Crypto investment schemes drive rising losses
The FBI’s findings show that investment scams involving cryptocurrencies have become the most financially damaging crime category among all internet fraud. Criminals operating these schemes employ psychological tactics, create false impressions of legitimacy, and pressure victims into sending digital assets to fraudulent platforms.
Throughout 2025, these crypto investment frauds accounted for $7.2 billion in reported losses. Such scams often begin with unsolicited contact through texts, social platforms, dating apps, or online ads, where victims are lured into exclusive groups and prompted to deposit funds that appear to grow through fabricated returns.
Commonly, when victims attempt to access their funds, scammers impose false charges such as taxes or fees then disappear, leaving no recourse. Reports highlight that many of these operations are coordinated by organized criminal networks in Southeast Asia, with particular reference to Cambodia, Laos, and Burma. These groups are believed to exploit trafficked workers in running large-scale online fraud campaigns.
The FBI, established in 1908, serves as the United States’ principal federal law enforcement agency and is responsible for investigating crimes ranging from cyber threats to national security risks. The agency’s Internet Crime Complaint Center gathers data from victims across the nation for investigation and prevention efforts.
Digital assets take center stage in multiple fraud types
Cryptocurrencies are now commonly used not just in investment scams but also across various types of online fraud, including technical support schemes and government impersonation incidents. The data reveals that 72% of investment frauds, 43% of tech support scams, and 40% of government agency impersonation scams involve digital currencies as the payment method.
Losses from general investment fraud reached $8.648 billion, indicating that non-crypto investment schemes still pose significant risks, but the majority of the losses were crypto-related. Scams involving technical support and cryptocurrency generated more than $1.2 billion in losses, highlighting a shift in fraud trends toward digital payment channels.
Specific forms of crypto-enabled fraud such as ATM and kiosk scams have also risen, where perpetrators persuade victims to transfer funds through QR-code-based transactions at physical machines. Recovery fraud, a form of secondary scam targeting previous victims by promising to retrieve lost crypto funds, has become increasingly prevalent.
Seniors shouldering disproportionate losses
Older Americans, especially those aged 60 and above, experienced the most severe financial impact from crypto fraud in 2025. This demographic filed over 44,000 complaints and lost $4.43 billion, accounting for the largest share among all age groups.
Within the investment fraud subset, those over 60 sustained $2.76 billion in damages, which is nearly double the losses of the 50 to 59 age group. Senior victims were also disproportionately represented in ATM-related scandals, making up two-thirds of reported losses in this area.

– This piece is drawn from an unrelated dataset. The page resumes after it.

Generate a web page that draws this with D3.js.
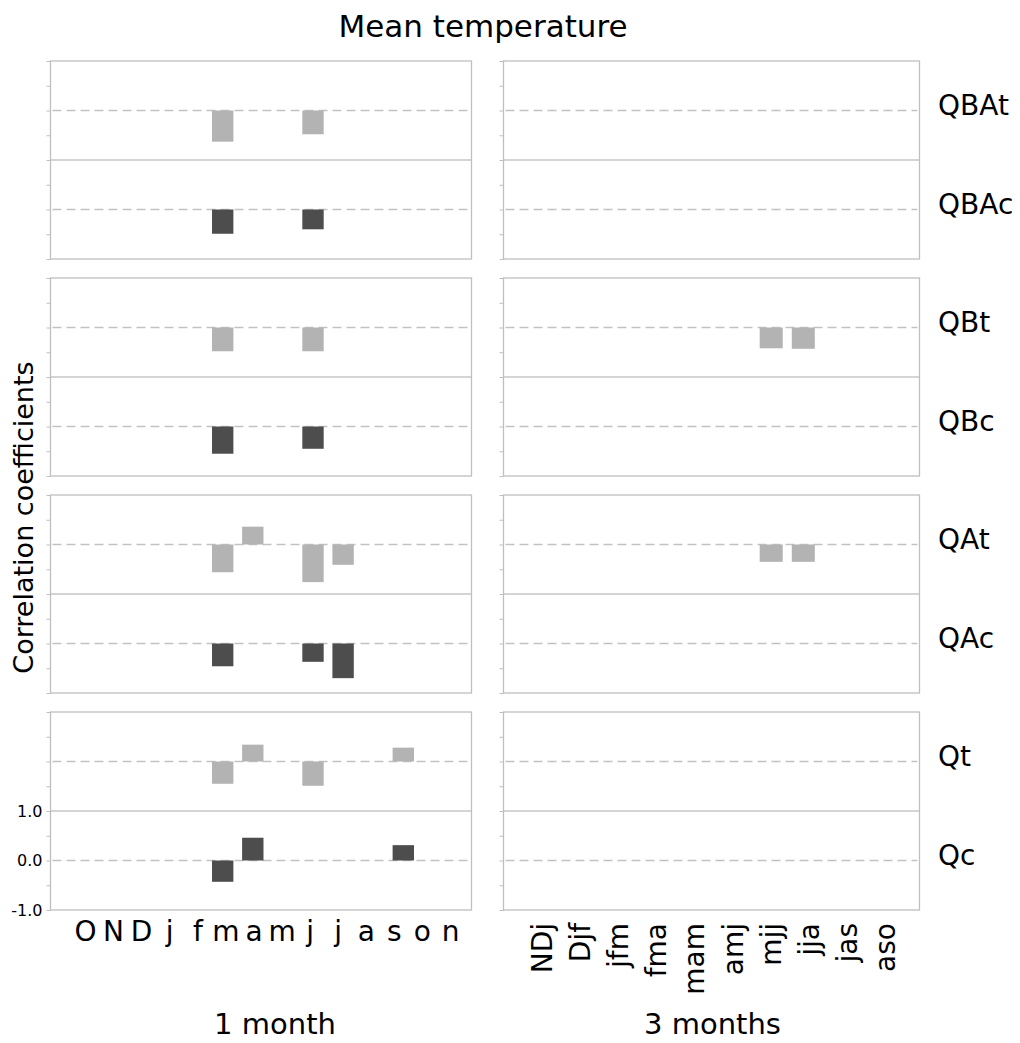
<!DOCTYPE html>
<html>
<head>
<meta charset="utf-8">
<script src="https://cdn.jsdelivr.net/npm/d3@7"></script>
<style>
  html, body { margin: 0; padding: 0; background: #ffffff; }
  svg { display: block; }
</style>
</head>
<body>
<script>
// ---------- data ----------
const N = null;
const monthLabels = ["O","N","D","j","f","m","a","m","j","j","a","s","o","n"];
const seasonLabels = ["NDj","Djf","jfm","fma","mam","amj","mjj","jja","jas","aso"];
const rowNames = ["QBA","QB","QA","Q"];
const yTickValues = [-1,-0.5,0,0.5,1,1.5,2,2.5,3];
const yTickLabels = {"-1":"-1.0","0":"0.0","1":"1.0"};

// 1 month (aligned with monthLabels)
const qbaT1 = [N,N,N,N,N,-0.63,N,N,-0.48,N,N,N,N,N];
const qbaC1 = [N,N,N,N,N,-0.49,N,N,-0.40,N,N,N,N,N];
const qbT1  = [N,N,N,N,N,-0.48,N,N,-0.48,N,N,N,N,N];
const qbC1  = [N,N,N,N,N,-0.55,N,N,-0.45,N,N,N,N,N];
const qaT1  = [N,N,N,N,N,-0.56,0.36,N,-0.76,-0.41,N,N,N,N];
const qaC1  = [N,N,N,N,N,-0.46,N,N,-0.37,-0.70,N,N,N,N];
const qT1   = [N,N,N,N,N,-0.45,0.34,N,-0.49,N,N,0.28,N,N];
const qC1   = [N,N,N,N,N,-0.43,0.46,N,N,N,N,0.31,N,N];

// 3 months (aligned with seasonLabels)
const qbaT3 = [N,N,N,N,N,N,N,N,N,N];
const qbaC3 = [N,N,N,N,N,N,N,N,N,N];
const qbT3  = [N,N,N,N,N,N,-0.42,-0.43,N,N];
const qbC3  = [N,N,N,N,N,N,N,N,N,N];
const qaT3  = [N,N,N,N,N,N,-0.35,-0.35,N,N];
const qaC3  = [N,N,N,N,N,N,N,N,N,N];
const qT3   = [N,N,N,N,N,N,N,N,N,N];
const qC3   = [N,N,N,N,N,N,N,N,N,N];

const rows = [
  {name: rowNames[0], t1: qbaT1, c1: qbaC1, t3: qbaT3, c3: qbaC3},
  {name: rowNames[1], t1: qbT1,  c1: qbC1,  t3: qbT3,  c3: qbC3},
  {name: rowNames[2], t1: qaT1,  c1: qaC1,  t3: qaT3,  c3: qaC3},
  {name: rowNames[3], t1: qT1,   c1: qC1,   t3: qT3,   c3: qC3}
];

// ---------- layout ----------
const W = 1020, H = 1043;
const FONT = "DejaVu Sans";
const panelH = 198, panelGap = 217, firstTop = 61;
const sides = [
  {x0: 50.5,  x1: 471.5, key: "1"},
  {x0: 503.5, x1: 919.5, key: "3"}
];
const tBase = 2, cBase = 0;
const colT = "#b3b3b3", colC = "#4d4d4d";
const frameCol = "#bfbfbf", midCol = "#a9a9a9", dashCol = "#c2c2c2";

const svg = d3.select("body").append("svg")
  .attr("width", W).attr("height", H)
  .style("font-family", FONT);

svg.append("rect").attr("width", W).attr("height", H).attr("fill", "#fff");

const xMonth = d3.scaleBand().domain(d3.range(monthLabels.length))
  .range([57.15, 478.55]).paddingInner(0.29).paddingOuter(0.145);
const xSeason = d3.scaleBand().domain(d3.range(seasonLabels.length))
  .range([562.55, 883.55]).paddingInner(0.283).paddingOuter(0.1415);
const xScales = {"1": xMonth, "3": xSeason};

rows.forEach((row, i) => {
  const top = firstTop + i * panelGap;
  const y = d3.scaleLinear().domain([-1, 3]).range([top + panelH, top]);

  sides.forEach((side, si) => {
    const g = svg.append("g");
    // ticks
    const axis = d3.axisLeft(y).tickValues(yTickValues).tickSize(4).tickPadding(4)
      .tickFormat(d => (i === rows.length - 1 && si === 0) ? (yTickLabels[String(d)] || "") : "");
    const ag = g.append("g").attr("transform", `translate(${side.x0},0)`).call(axis);
    ag.select(".domain").remove();
    ag.selectAll(".tick line").attr("stroke", frameCol);
    ag.selectAll(".tick text").attr("fill", "#000").style("font-size", "16px").style("font-family", FONT);

    // dashed baselines
    [tBase, cBase].forEach(b => {
      g.append("line")
        .attr("x1", side.x0 + 2).attr("x2", side.x1 - 2)
        .attr("y1", y(b)).attr("y2", y(b))
        .attr("stroke", dashCol).attr("stroke-width", 1.4)
        .attr("stroke-dasharray", "9,5");
    });
    // middle solid line
    g.append("line")
      .attr("x1", side.x0).attr("x2", side.x1)
      .attr("y1", y(1)).attr("y2", y(1))
      .attr("stroke", midCol).attr("stroke-width", 1.2);

    // bars
    const xs = xScales[side.key];
    const tVals = row["t" + side.key], cVals = row["c" + side.key];
    [[tVals, tBase, colT], [cVals, cBase, colC]].forEach(([vals, base, col]) => {
      const data = vals.map((v, k) => ({k, v})).filter(d => d.v !== null);
      g.selectAll(null).data(data).enter().append("rect")
        .attr("x", d => xs(d.k))
        .attr("width", xs.bandwidth())
        .attr("y", d => Math.min(y(base), y(base + d.v)))
        .attr("height", d => Math.abs(y(base + d.v) - y(base)))
        .attr("fill", col);
    });

    // frame
    g.append("rect")
      .attr("x", side.x0).attr("y", top)
      .attr("width", side.x1 - side.x0).attr("height", panelH)
      .attr("fill", "none").attr("stroke", frameCol).attr("stroke-width", 1.3);
  });

  // row labels
  svg.append("text").attr("x", 938).attr("y", y(tBase) + 4)
    .style("font-size", "28px").text(row.name + "t");
  svg.append("text").attr("x", 938).attr("y", y(cBase) + 4)
    .style("font-size", "28px").text(row.name + "c");
});

// month labels (1 month)
const monthLabelScale = d3.scalePoint().domain(d3.range(monthLabels.length)).range([85.5, 450.5]);
svg.append("g").selectAll("text").data(monthLabels).enter().append("text")
  .attr("x", (d, k) => monthLabelScale(k))
  .attr("y", 941)
  .attr("text-anchor", "middle")
  .style("font-size", "28px")
  .text(d => d);

// season labels (3 months), rotated
const seasonLabelScale = d3.scalePoint().domain(d3.range(seasonLabels.length)).range([552, 895]);
svg.append("g").selectAll("text").data(seasonLabels).enter().append("text")
  .attr("transform", (d, k) => `translate(${seasonLabelScale(k)},923) rotate(-90)`)
  .attr("text-anchor", "end")
  .style("font-size", "28px")
  .text(d => d);

// titles
svg.append("text").attr("x", 483).attr("y", 37).attr("text-anchor", "middle")
  .style("font-size", "31px").text("Mean temperature");
svg.append("text").attr("transform", "translate(33,517.5) rotate(-90)")
  .attr("text-anchor", "middle").style("font-size", "27px").text("Correlation coefficients");
svg.append("text").attr("x", 275).attr("y", 1034).attr("text-anchor", "middle")
  .style("font-size", "29px").text("1 month");
svg.append("text").attr("x", 712.5).attr("y", 1034).attr("text-anchor", "middle")
  .style("font-size", "29px").text("3 months");
</script>
</body>
</html>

The Bureau’s initiatives to counteract these trends include Operation Level Up, established in January 2024, which uses complaint data to identify and reach out to active fraud victims. In 2025, agents intervened in nearly 4,000 cases, preventing substantial additional losses and alerting targets before funds could be sent or accounts liquidated.
Another effort, the U.S. Attorney’s Office District of Columbia Scam Center Strike Force, coordinates multiple federal agencies to focus on dismantling scam operations in Southeast Asia and disrupt their use of U.S.-based online infrastructure. This multi-agency force is particularly focused on groups believed to be linked to Chinese organized crime syndicates.
Since the launch of these operations, authorities have credited them with saving victims hundreds of millions of dollars in potential fraud losses. The FBI asserts that these figures likely undercount the true scale, as many incidents remain unreported by victims.